A few days ago, on a wonderfully fresh summers morning, I entered the Kunst Museum Winterthur in Northern Switzerland (twenty minutes outside of Zurich) for a private viewing of the Fritz Huf bronze head sculpture of poet Rainer Maria Rilke (see above). On the same day I traveled the two and a half hours into the Swiss Alps and to a tiny municipality called Raron (population nearly two thousand), to visit the grave of Rilke (see below):
This story started in November 2018 when I came across this web article featuring the sculpture. It moved me deeply and after some research I found the museum which housed the piece and reached out to inquire as to its status. It was held in the archive and not currently shown.
The wonderful staff there sent me some information on it and also shared it was owned by a small Swiss municipality (on the Italian border), Commune di Collina d’oro (whom I tried to contact to no avail).
Apparently, the artist Huf had met Rilke in 1915 and the next day a portrait session occurred, although he went on to complete the work from memory. And what a sensitive and attentive creation it is. Small but bold, it evokes so much of the character of the subject through the slightly embellished elements of the features: from the gentle amplification of the brow, the plumpness of the round closed eyes, to the withdrawn cheeks to reveal the cheek bones and the fullness of the lips under the sweeping moustache.
So from first discovering this artistic impression of a poet who has spoken to me for so long, here I am, nearly four years later, spending over an hour in its company. It was very hard to leave:
What followed was an equally arresting afternoon trip and experience of visiting Rilke’s final resting place. Through and into the Swiss Alps via two train stops, just a short walk from the Raron’s train station I found myself at the foot of the rock spur which aloft sits the 16th Century St. Romanus Church and the aforementioned grave. At the foot is also the St. Michael rock church, which was created by carving out 6000 m3 of rock and opened in 1974 with a capacity for 500 people.

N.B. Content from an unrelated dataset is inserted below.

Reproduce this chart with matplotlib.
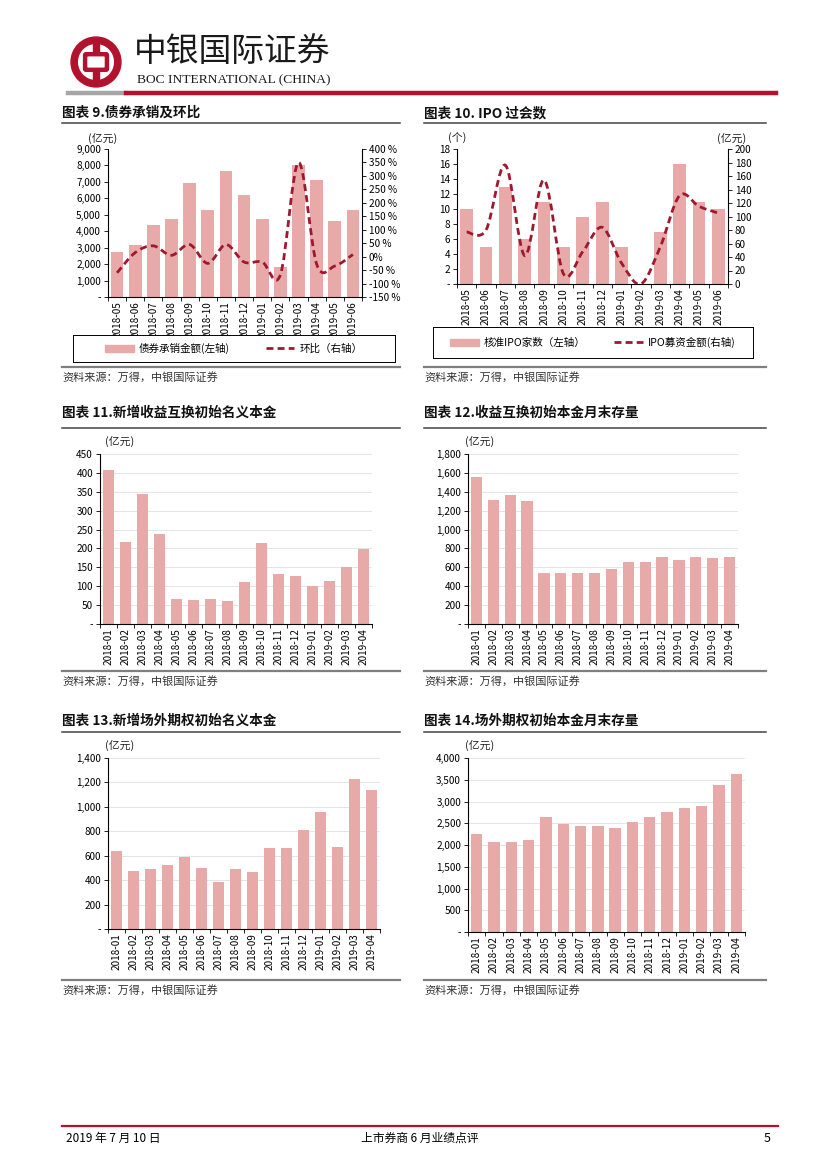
import numpy as np
import matplotlib
matplotlib.use("Agg")
import matplotlib.pyplot as plt
from matplotlib.path import Path
from matplotlib.patches import PathPatch, Wedge, Rectangle, FancyBboxPatch, Patch
from matplotlib.lines import Line2D
from matplotlib.ticker import FixedLocator, FuncFormatter

plt.rcParams['font.family'] = ['Liberation Sans Narrow', 'Noto Sans CJK SC', 'DejaVu Sans']

# ---- data ----
months_a = ['2018-05', '2018-06', '2018-07', '2018-08', '2018-09', '2018-10', '2018-11',
            '2018-12', '2019-01', '2019-02', '2019-03', '2019-04', '2019-05', '2019-06']
months_b = ['2018-01', '2018-02', '2018-03', '2018-04', '2018-05', '2018-06', '2018-07',
            '2018-08', '2018-09', '2018-10', '2018-11', '2018-12', '2019-01', '2019-02',
            '2019-03', '2019-04']

bond_amt = [2750, 3150, 4400, 4750, 6950, 5300, 7650, 6200, 4750, 1800, 8050, 7100, 4600, 5300]
bond_mom = [-60, 15, 40, 5, 45, -25, 45, -20, -20, -68, 350, -28, -35, 8]

ipo_cnt = [10, 5, 13, 6, 11, 5, 9, 11, 5, 0, 7, 16, 11, 10]
ipo_amt = [77, 80, 176, 42, 154, 15, 48, 84, 31, 0, 55, 131, 115, 105]

trs_new = [408, 216, 343, 238, 66, 64, 66, 62, 112, 214, 132, 128, 101, 113, 151, 198]
trs_bal = [1560, 1315, 1370, 1305, 545, 540, 538, 540, 580, 652, 658, 705, 680, 705, 700, 705]
otc_new = [640, 478, 492, 528, 588, 502, 382, 494, 468, 660, 660, 810, 958, 668, 1230, 1140]
otc_bal = [2250, 2060, 2060, 2120, 2650, 2490, 2430, 2440, 2400, 2520, 2640, 2750, 2860, 2890, 3380, 3640]

BAR = '#E8A9A9'
LINE = '#A0182E'
RED = '#B3122E'
CJK = ['Noto Sans CJK SC']
W, H = 827, 1169

fig = plt.figure(figsize=(W / 100, H / 100), dpi=100)


def px_axes(x0, y0, x1, y1):
    return fig.add_axes([x0 / W, 1 - y1 / H, (x1 - x0) / W, (y1 - y0) / H])


def ftext(x, y, s, **kw):
    fig.text(x / W, 1 - y / H, s, **kw)


def hline(x0, x1, y, color, lw):
    fig.add_artist(Line2D([x0 / W, x1 / W], [1 - y / H, 1 - y / H], color=color, lw=lw))


def thousands(v, pos=None):
    if v == 0:
        return '-'
    return f'{int(v):,}'


def smooth_path(xs, ys):
    # Bezier path through the points (Excel-like smoothed line)
    pts = np.column_stack([xs, ys]).astype(float)
    verts = [pts[0]]
    codes = [Path.MOVETO]
    n = len(pts)
    for i in range(n - 1):
        p0 = pts[i - 1] if i > 0 else pts[i]
        p1 = pts[i]
        p2 = pts[i + 1]
        p3 = pts[i + 2] if i + 2 < n else pts[i + 1]
        c1 = p1 + (p2 - p0) / 6
        c2 = p2 - (p3 - p1) / 6
        verts += [c1, c2, p2]
        codes += [Path.CURVE4] * 3
    return Path(verts, codes)


def style_cat_axis(ax, labels, grid=True):
    n = len(labels)
    ax.set_xlim(-0.5, n - 0.5)
    ax.set_xticks(range(n))
    ax.set_xticklabels(labels, rotation=90, fontsize=7.2)
    ax.xaxis.set_minor_locator(FixedLocator(np.arange(-0.5, n, 1)))
    ax.tick_params(axis='x', which='major', length=0, pad=3)
    ax.tick_params(axis='x', which='minor', length=3, width=0.6, direction='out')
    ax.tick_params(axis='y', length=3, width=0.6, labelsize=7.2, direction='out', pad=2)
    for s in ['top', 'right']:
        ax.spines[s].set_visible(False)
    ax.spines['left'].set_linewidth(0.8)
    ax.spines['bottom'].set_linewidth(0.8)
    if grid:
        ax.yaxis.grid(True, color='#E0E0E0', lw=0.6)
        ax.set_axisbelow(True)


def section(x, title_y, line_y, sep_y, x1, title):
    ftext(x, title_y, title, fontsize=9.8, fontweight='bold', va='center', color='#111111')
    hline(x, x1, line_y, '#444444', 1.1)
    hline(x, x1, sep_y, '#7F7F7F', 1.6)
    ftext(x, sep_y + 10, '资料来源：万得，中银国际证券', fontsize=8, style='italic',
          va='center', color='#333333', family=CJK)


def unit(x, y, s):
    ftext(x, y, s, fontsize=7.8, va='center', color='#222222', family=CJK)


def bar_chart(rect, labels, vals, ymax, step):
    ax = px_axes(*rect)
    ax.bar(range(len(vals)), vals, width=0.66, color=BAR)
    style_cat_axis(ax, labels)
    ax.set_ylim(0, ymax)
    ax.set_yticks(np.arange(0, ymax + 1, step))
    ax.yaxis.set_major_formatter(FuncFormatter(thousands))
    return ax


def legend_box(rect, labels, colsp):
    lb = px_axes(*rect)
    lb.set_xticks([])
    lb.set_yticks([])
    for s in lb.spines.values():
        s.set_linewidth(0.7)
    lb.legend([Patch(color=BAR), Line2D([], [], color=LINE, lw=2.0, ls=(0, (2.5, 1.5)))],
              labels, loc='center', ncol=2, frameon=False, columnspacing=colsp,
              handlelength=2.7, handletextpad=0.5, prop={'family': CJK, 'size': 7.6})


# ---- header ----
lg = px_axes(70, 36, 122, 88)
lg.set_xlim(0, 1)
lg.set_ylim(0, 1)
lg.axis('off')
lg.add_patch(Wedge((0.5, 0.5), 0.48, 0, 360, width=0.12, color=RED))
lg.add_patch(Rectangle((0.445, 0.06), 0.11, 0.88, color=RED))
lg.add_patch(FancyBboxPatch((0.31, 0.37), 0.38, 0.26, boxstyle='round,pad=0.02',
                            fc='white', ec=RED, lw=3.2))
ftext(134, 52, '中银国际证券', fontsize=23.6, va='center', color='#1a1a1a', family=CJK)
ftext(137, 80, 'BOC INTERNATIONAL (CHINA)', fontsize=9.7, va='center',
      color='#1a1a1a', family=['Liberation Serif'])
hline(68, 126, 93, '#A6A6A6', 3.2)
hline(126, 776, 93, RED, 3.2)

# ---- section frames ----
section(62, 113, 123, 367, 400, '图表 9.债券承销及环比')
section(424, 113, 123, 367, 766, '图表 10. IPO 过会数')
section(62, 413, 428, 671, 400, '图表 11.新增收益互换初始名义本金')
section(424, 413, 428, 671, 766, '图表 12.收益互换初始本金月末存量')
section(62, 721, 732, 980, 400, '图表 13.新增场外期权初始名义本金')
section(424, 721, 732, 980, 766, '图表 14.场外期权初始本金月末存量')

# ---- chart 9 ----
ax9 = px_axes(108, 149, 362, 297)
ax9.bar(range(len(bond_amt)), bond_amt, width=0.7, color=BAR)
style_cat_axis(ax9, months_a, grid=False)
ax9.set_ylim(0, 9000)
ax9.set_yticks(np.arange(0, 9001, 1000))
ax9.yaxis.set_major_formatter(FuncFormatter(thousands))
ax9r = ax9.twinx()
ax9r.set_ylim(-150, 400)
ax9r.set_yticks(np.arange(-150, 401, 50))
ax9r.yaxis.set_major_formatter(FuncFormatter(lambda v, p: '0%' if v == 0 else f'{int(v)} %'))
ax9r.tick_params(axis='y', length=3, width=0.6, labelsize=7.2, pad=2)
for s in ['top', 'left', 'bottom']:
    ax9r.spines[s].set_visible(False)
ax9r.spines['right'].set_linewidth(0.8)
ax9r.add_patch(PathPatch(smooth_path(range(len(bond_mom)), bond_mom), fill=False,
                         ec=LINE, lw=2.0, ls=(0, (2.5, 1.5))))
unit(88, 138, '(亿元)')
legend_box((73, 335, 395, 362), ['债券承销金额(左轴)', '环比（右轴）'], 3.4)

# ---- chart 10 ----
ax10 = px_axes(457, 149, 728, 284)
ax10.bar(range(len(ipo_cnt)), ipo_cnt, width=0.66, color=BAR)
style_cat_axis(ax10, months_a, grid=False)
ax10.set_ylim(0, 18)
ax10.set_yticks(np.arange(0, 19, 2))
ax10.yaxis.set_major_formatter(FuncFormatter(thousands))
ax10r = ax10.twinx()
ax10r.set_ylim(0, 200)
ax10r.set_yticks(np.arange(0, 201, 20))
ax10r.tick_params(axis='y', length=3, width=0.6, labelsize=7.2, pad=2)
for s in ['top', 'left', 'bottom']:
    ax10r.spines[s].set_visible(False)
ax10r.spines['right'].set_linewidth(0.8)
ax10r.add_patch(PathPatch(smooth_path(range(len(ipo_amt)), ipo_amt), fill=False,
                          ec=LINE, lw=2.0, ls=(0, (2.5, 1.5))))
unit(448, 138, '(个)')
unit(717, 138, '(亿元)')
legend_box((433, 327, 753, 358), ['核准IPO家数（左轴）', 'IPO募资金额(右轴)'], 2.7)

# ---- charts 11-14 ----
bar_chart((100, 454, 372, 624), months_b, trs_new, 450, 50)
unit(105, 441, '(亿元)')
bar_chart((468, 454, 738, 624), months_b, trs_bal, 1800, 200)
unit(465, 441, '(亿元)')
bar_chart((108, 758, 380, 929), months_b, otc_new, 1400, 200)
unit(105, 745, '(亿元)')
bar_chart((468, 758, 745, 932), months_b, otc_bal, 4000, 500)
unit(465, 745, '(亿元)')

# ---- footer ----
hline(62, 778, 1126, RED, 1.6)
ftext(66, 1138, '2019 年 7 月 10 日', fontsize=8.5, va='center')
ftext(420, 1138, '上市券商 6 月业绩点评', fontsize=8.5, va='center', ha='center')
ftext(771, 1138, '5', fontsize=9, va='center', ha='right')

fig.savefig('out.png', dpi=100)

To get to the grave is a steep climb upwards and around the hill which whacks the breathe out of you—although what a reward!

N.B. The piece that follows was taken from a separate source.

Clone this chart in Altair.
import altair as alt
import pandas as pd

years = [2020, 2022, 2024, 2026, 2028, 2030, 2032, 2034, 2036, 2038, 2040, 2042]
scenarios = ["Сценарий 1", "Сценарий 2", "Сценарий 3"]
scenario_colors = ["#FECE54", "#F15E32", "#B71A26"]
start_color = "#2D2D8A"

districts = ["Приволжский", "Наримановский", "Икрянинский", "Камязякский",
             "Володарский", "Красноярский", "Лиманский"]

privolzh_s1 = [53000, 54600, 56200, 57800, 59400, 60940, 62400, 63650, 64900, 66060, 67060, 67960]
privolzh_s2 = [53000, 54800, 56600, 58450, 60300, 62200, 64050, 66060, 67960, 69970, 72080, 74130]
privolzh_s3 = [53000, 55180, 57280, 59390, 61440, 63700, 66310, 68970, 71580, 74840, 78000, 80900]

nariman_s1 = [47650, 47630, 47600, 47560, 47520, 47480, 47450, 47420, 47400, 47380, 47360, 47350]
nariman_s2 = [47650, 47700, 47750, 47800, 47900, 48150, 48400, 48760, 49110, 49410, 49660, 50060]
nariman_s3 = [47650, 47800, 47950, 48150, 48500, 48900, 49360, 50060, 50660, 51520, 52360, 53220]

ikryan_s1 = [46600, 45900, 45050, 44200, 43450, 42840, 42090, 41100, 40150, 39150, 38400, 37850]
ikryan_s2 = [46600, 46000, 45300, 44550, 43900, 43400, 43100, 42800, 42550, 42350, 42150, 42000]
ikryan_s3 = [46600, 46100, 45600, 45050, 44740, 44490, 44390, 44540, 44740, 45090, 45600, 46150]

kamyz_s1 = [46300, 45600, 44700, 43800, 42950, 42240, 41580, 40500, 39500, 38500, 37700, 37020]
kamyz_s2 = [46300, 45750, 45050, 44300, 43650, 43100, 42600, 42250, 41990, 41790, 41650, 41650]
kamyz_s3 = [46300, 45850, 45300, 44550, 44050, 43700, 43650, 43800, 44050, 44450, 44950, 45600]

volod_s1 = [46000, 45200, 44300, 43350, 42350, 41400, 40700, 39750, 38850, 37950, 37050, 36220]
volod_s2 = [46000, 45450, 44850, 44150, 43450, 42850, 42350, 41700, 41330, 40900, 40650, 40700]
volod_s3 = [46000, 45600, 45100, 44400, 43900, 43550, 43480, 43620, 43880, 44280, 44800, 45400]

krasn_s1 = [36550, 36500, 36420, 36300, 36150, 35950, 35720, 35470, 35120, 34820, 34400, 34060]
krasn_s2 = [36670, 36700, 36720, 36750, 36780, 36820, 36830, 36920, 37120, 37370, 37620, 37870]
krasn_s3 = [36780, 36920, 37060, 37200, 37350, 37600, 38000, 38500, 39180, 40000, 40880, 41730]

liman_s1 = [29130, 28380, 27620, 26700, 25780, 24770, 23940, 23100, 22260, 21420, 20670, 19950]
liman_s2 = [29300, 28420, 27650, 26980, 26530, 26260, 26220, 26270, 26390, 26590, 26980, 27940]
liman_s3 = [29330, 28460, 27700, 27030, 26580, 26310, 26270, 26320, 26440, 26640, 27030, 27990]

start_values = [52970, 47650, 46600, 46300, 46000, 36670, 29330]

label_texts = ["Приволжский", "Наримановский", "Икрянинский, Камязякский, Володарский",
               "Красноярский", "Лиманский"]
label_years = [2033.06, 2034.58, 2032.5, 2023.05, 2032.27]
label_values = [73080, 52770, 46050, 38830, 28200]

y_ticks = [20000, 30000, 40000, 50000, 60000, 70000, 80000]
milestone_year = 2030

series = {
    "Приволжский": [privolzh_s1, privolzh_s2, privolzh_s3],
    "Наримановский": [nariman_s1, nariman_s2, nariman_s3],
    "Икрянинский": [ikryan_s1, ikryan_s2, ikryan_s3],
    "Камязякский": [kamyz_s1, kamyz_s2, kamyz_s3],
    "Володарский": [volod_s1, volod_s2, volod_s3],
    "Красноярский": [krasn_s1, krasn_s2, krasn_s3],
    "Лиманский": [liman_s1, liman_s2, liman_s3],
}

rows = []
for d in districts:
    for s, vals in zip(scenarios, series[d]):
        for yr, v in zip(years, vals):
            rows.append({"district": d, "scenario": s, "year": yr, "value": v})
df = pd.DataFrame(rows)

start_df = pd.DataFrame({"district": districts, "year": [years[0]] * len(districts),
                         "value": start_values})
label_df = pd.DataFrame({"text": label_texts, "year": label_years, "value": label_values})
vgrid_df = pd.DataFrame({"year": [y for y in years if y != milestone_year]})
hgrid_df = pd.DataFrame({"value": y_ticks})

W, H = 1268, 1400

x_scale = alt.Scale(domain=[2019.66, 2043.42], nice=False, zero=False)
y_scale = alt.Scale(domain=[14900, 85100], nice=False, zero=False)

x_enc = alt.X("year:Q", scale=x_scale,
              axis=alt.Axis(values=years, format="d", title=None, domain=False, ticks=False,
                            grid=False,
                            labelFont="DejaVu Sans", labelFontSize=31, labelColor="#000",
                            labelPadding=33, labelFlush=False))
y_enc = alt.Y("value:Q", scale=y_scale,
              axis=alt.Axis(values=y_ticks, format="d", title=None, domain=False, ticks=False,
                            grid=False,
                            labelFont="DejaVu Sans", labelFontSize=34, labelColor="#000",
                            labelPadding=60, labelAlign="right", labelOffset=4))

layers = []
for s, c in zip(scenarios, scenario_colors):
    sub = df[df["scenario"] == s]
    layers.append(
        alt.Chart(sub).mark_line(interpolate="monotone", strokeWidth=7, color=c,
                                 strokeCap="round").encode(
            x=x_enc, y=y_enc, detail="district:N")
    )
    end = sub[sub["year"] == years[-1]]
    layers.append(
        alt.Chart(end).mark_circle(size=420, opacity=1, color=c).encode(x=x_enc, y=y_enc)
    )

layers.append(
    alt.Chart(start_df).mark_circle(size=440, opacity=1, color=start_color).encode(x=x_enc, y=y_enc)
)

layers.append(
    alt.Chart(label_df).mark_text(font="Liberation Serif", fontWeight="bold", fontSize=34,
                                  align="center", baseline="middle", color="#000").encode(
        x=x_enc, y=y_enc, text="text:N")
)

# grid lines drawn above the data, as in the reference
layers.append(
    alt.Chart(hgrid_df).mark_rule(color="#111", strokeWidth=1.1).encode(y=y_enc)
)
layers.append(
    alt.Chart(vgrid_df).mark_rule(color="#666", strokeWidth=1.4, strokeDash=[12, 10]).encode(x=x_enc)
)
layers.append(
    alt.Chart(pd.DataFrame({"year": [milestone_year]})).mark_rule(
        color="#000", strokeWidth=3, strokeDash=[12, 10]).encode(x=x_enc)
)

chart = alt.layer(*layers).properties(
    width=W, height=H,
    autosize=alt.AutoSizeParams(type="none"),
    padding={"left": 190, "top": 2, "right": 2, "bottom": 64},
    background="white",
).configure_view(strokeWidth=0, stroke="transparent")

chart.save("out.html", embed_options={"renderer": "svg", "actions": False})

Apart from the small but impressive church and the grave of the poet, it’s the view out from where Rilke lays which is heavy in beauty (so much so i nearly missed my connecting train back out of the valley, so lost was I in the present vista):
After reading so much of the mans words over the past twenty years and tweeting far too many of his lines (neatly curated here if you care), this has been an adventure in coming closer to a poet who’s work is soaked in over-thoughts and drenched in metaphor.
For those who are a fan if his work and find themselves in this part of Europe I urge you to explore the above locations as I guarantee it will be fuel for the soul which will echo deep within. As the man wrote:
Like someone on the final hill, which one more time shows him his entire valley, who turns, pauses, lingers—and so we live, constantly saying farewell.